Work required
Everything from the first line down to the line containing "ax = fig.add_axes([133" is to be retyped exactly, both ends included, with pictures left out.

Data listing
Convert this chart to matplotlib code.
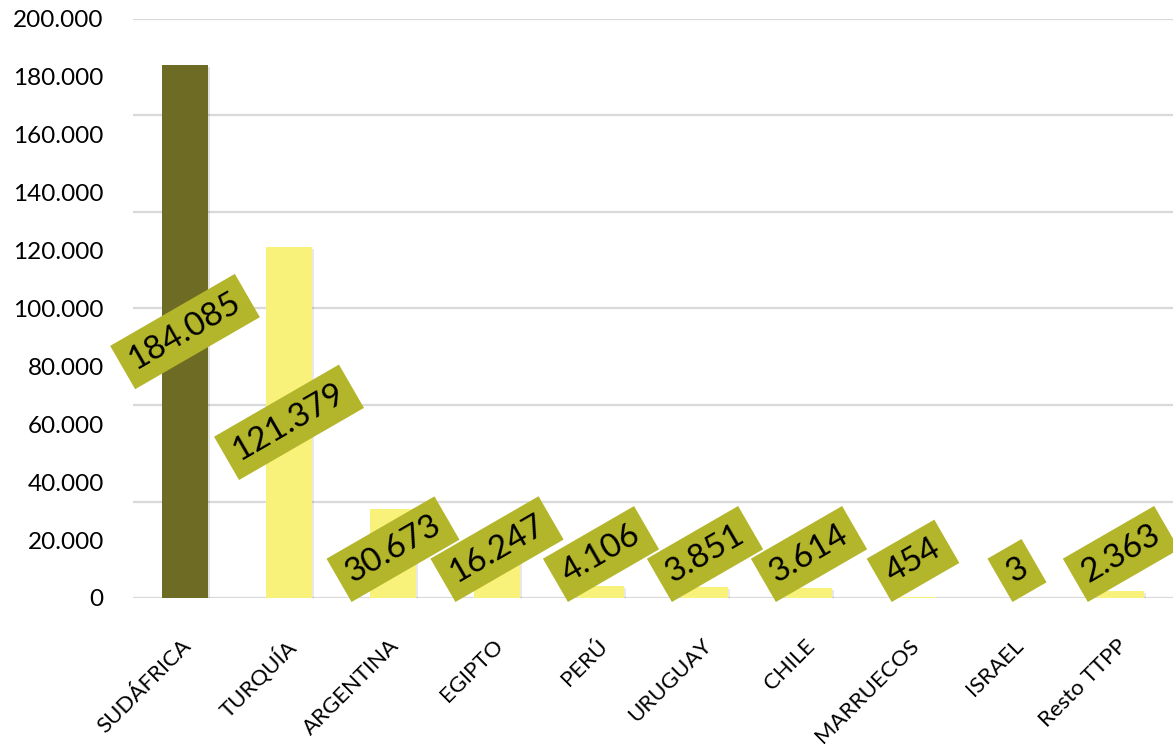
import numpy as np
import matplotlib
matplotlib.use('Agg')
import matplotlib.pyplot as plt
from matplotlib import patheffects, transforms

# datos
paises = ['SUDÁFRICA', 'TURQUÍA', 'ARGENTINA', 'EGIPTO', 'PERÚ', 'URUGUAY',
          'CHILE', 'MARRUECOS', 'ISRAEL', 'Resto TTPP']
valores = [184085, 121379, 30673, 16247, 4106, 3851, 3614, 454, 3, 2363]
marcas_y = [0, 20000, 40000, 60000, 80000, 100000, 120000, 140000, 160000, 180000, 200000]


def miles(v):
    return f'{v:,.0f}'.replace(',', '.')


plt.rcParams['font.family'] = ['Lato', 'DejaVu Sans']

fig = plt.figure(figsize=(11.73, 7.48), dpi=100)
ax = fig.add_axes([133 / 1173, 150 / 748, 1040 / 1173, 579 / 748])

x = np.arange(len(paises))
colores = ['#6e6b25'] + ['#f9f27a'] * (len(paises) - 1)
barras = ax.bar(x, valores, width=0.44, color=colores, zorder=3)
for b in barras:
    b.set_path_effects([patheffects.SimplePatchShadow(offset=(1.5, -1.5), alpha=0.12),
                        patheffects.Normal()])

# lineas de cuadricula (6 divisiones)
for g in np.linspace(0, 200000, 7):
    ax.axhline(g, color='#d9d9d9', lw=1.6, zorder=1)

ax.set_xlim(-0.5, len(paises) - 0.5)
ax.set_ylim(0, 200000)
ax.set_yticks(marcas_y)
ax.set_yticklabels([miles(v) for v in marcas_y], fontsize=17.5)
ax.tick_params(axis='y', length=0, pad=21)
ax.set_xticks(x)
ax.set_xticklabels(paises, rotation=45, ha='right', va='top', rotation_mode='anchor', fontsize=16)
ax.tick_params(axis='x', length=0, pad=27)
desplaza = transforms.ScaledTranslation(-0.04, 0, fig.dpi_scale_trans)
for lab in ax.get_xticklabels():
    lab.set_transform(lab.get_transform() + desplaza)
for s in ax.spines.values():
    s.set_visible(False)

# etiquetas de datos
etiquetas = []
for xi, v in zip(x, valores):
    t = ax.text(xi, v / 2, miles(v), rotation=30, rotation_mode='anchor',
                ha='center', va='center', fontsize=24, color='black', zorder=5,
                bbox=dict(boxstyle='square,pad=0.3', fc='#b3b52a', ec='none'))
    etiquetas.append(t)

fig.canvas.draw()
r = fig.canvas.get_renderer()
limite = ax.transData.transform((0, 0))[1] - 4
for t in etiquetas:
    bb = t.get_bbox_patch().get_window_extent(r)
    if bb.y0 < limite:
        px, py = ax.transData.transform(t.get_position())
        nx, ny = ax.transData.inverted().transform((px, py + limite - bb.y0))
        t.set_y(ny)

fig.savefig('out.png', dpi=100)
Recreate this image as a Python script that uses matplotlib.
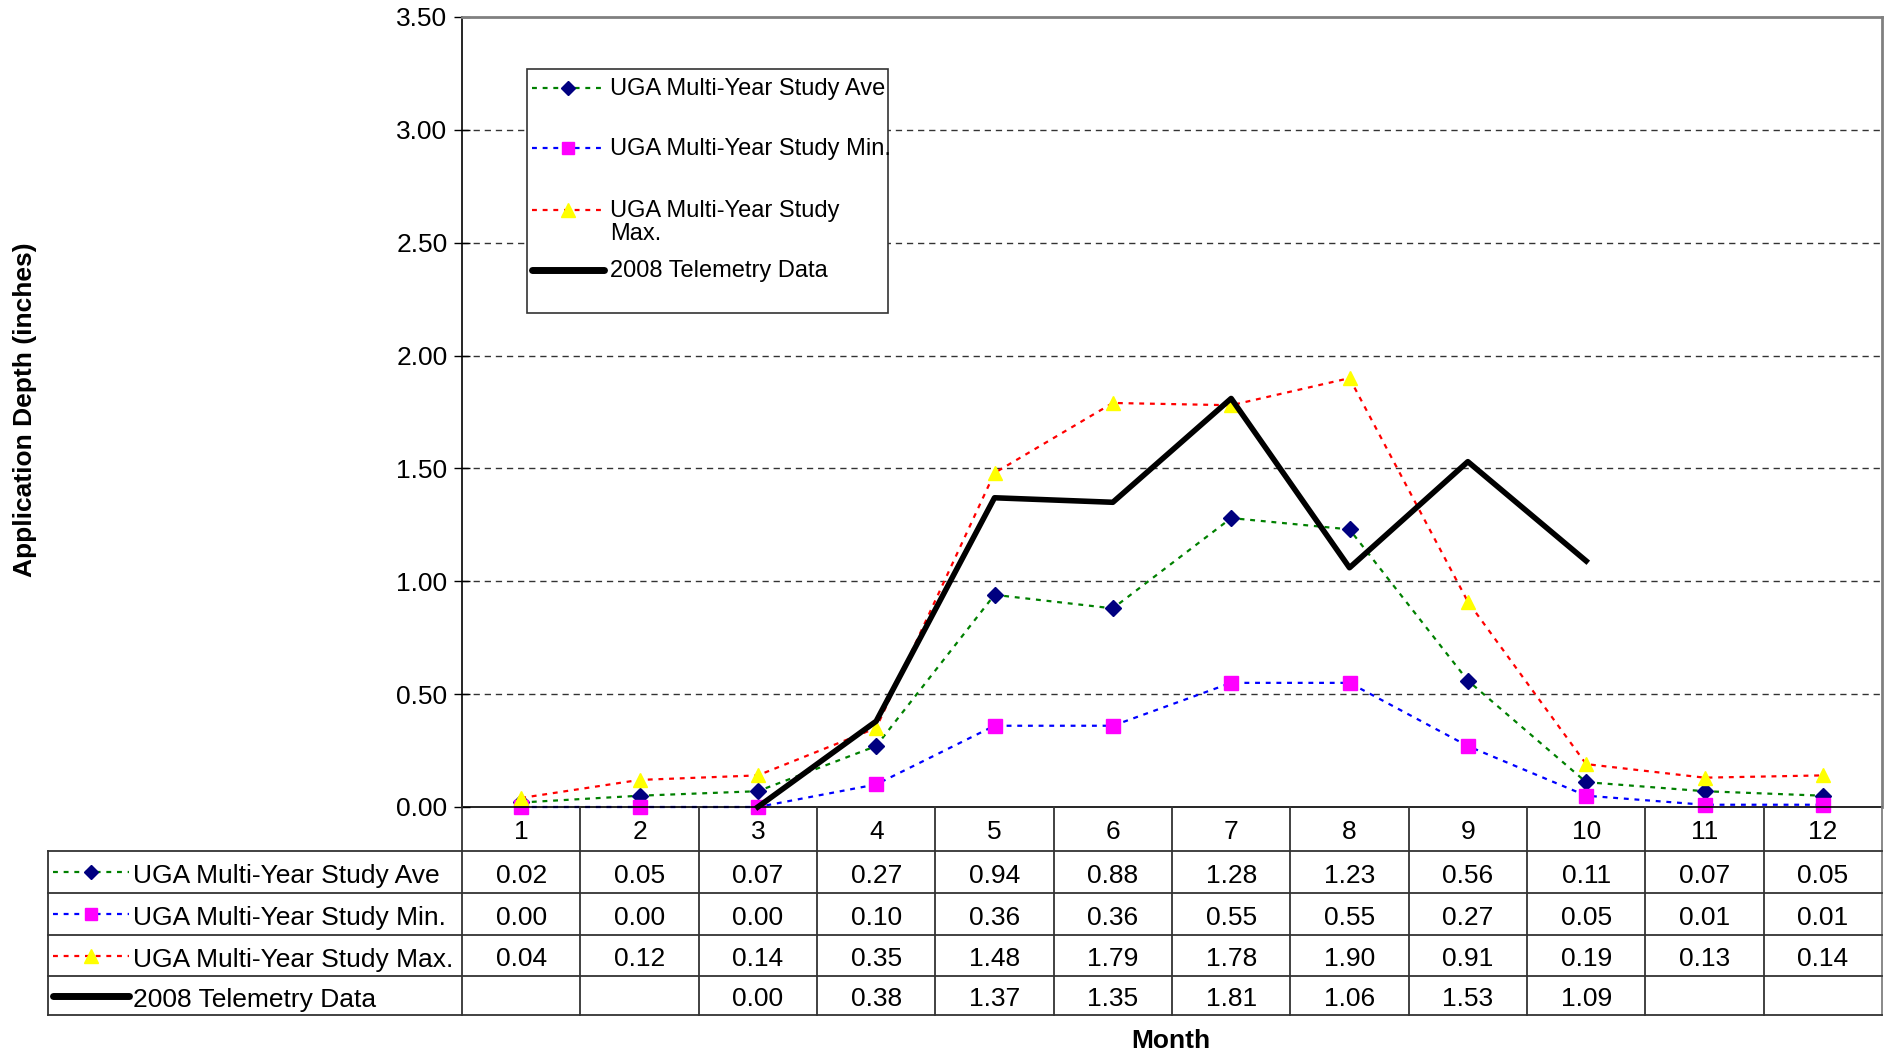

Response below
Convert this chart to matplotlib code.
import numpy as np
import matplotlib
matplotlib.use('Agg')
import matplotlib.pyplot as plt
from matplotlib import patheffects, transforms

# datos
paises = ['SUDÁFRICA', 'TURQUÍA', 'ARGENTINA', 'EGIPTO', 'PERÚ', 'URUGUAY',
          'CHILE', 'MARRUECOS', 'ISRAEL', 'Resto TTPP']
valores = [184085, 121379, 30673, 16247, 4106, 3851, 3614, 454, 3, 2363]
marcas_y = [0, 20000, 40000, 60000, 80000, 100000, 120000, 140000, 160000, 180000, 200000]


def miles(v):
    return f'{v:,.0f}'.replace(',', '.')


plt.rcParams['font.family'] = ['Lato', 'DejaVu Sans']

fig = plt.figure(figsize=(11.73, 7.48), dpi=100)
ax = fig.add_axes([133 / 1173, 150 / 748, 1040 / 1173, 579 / 748])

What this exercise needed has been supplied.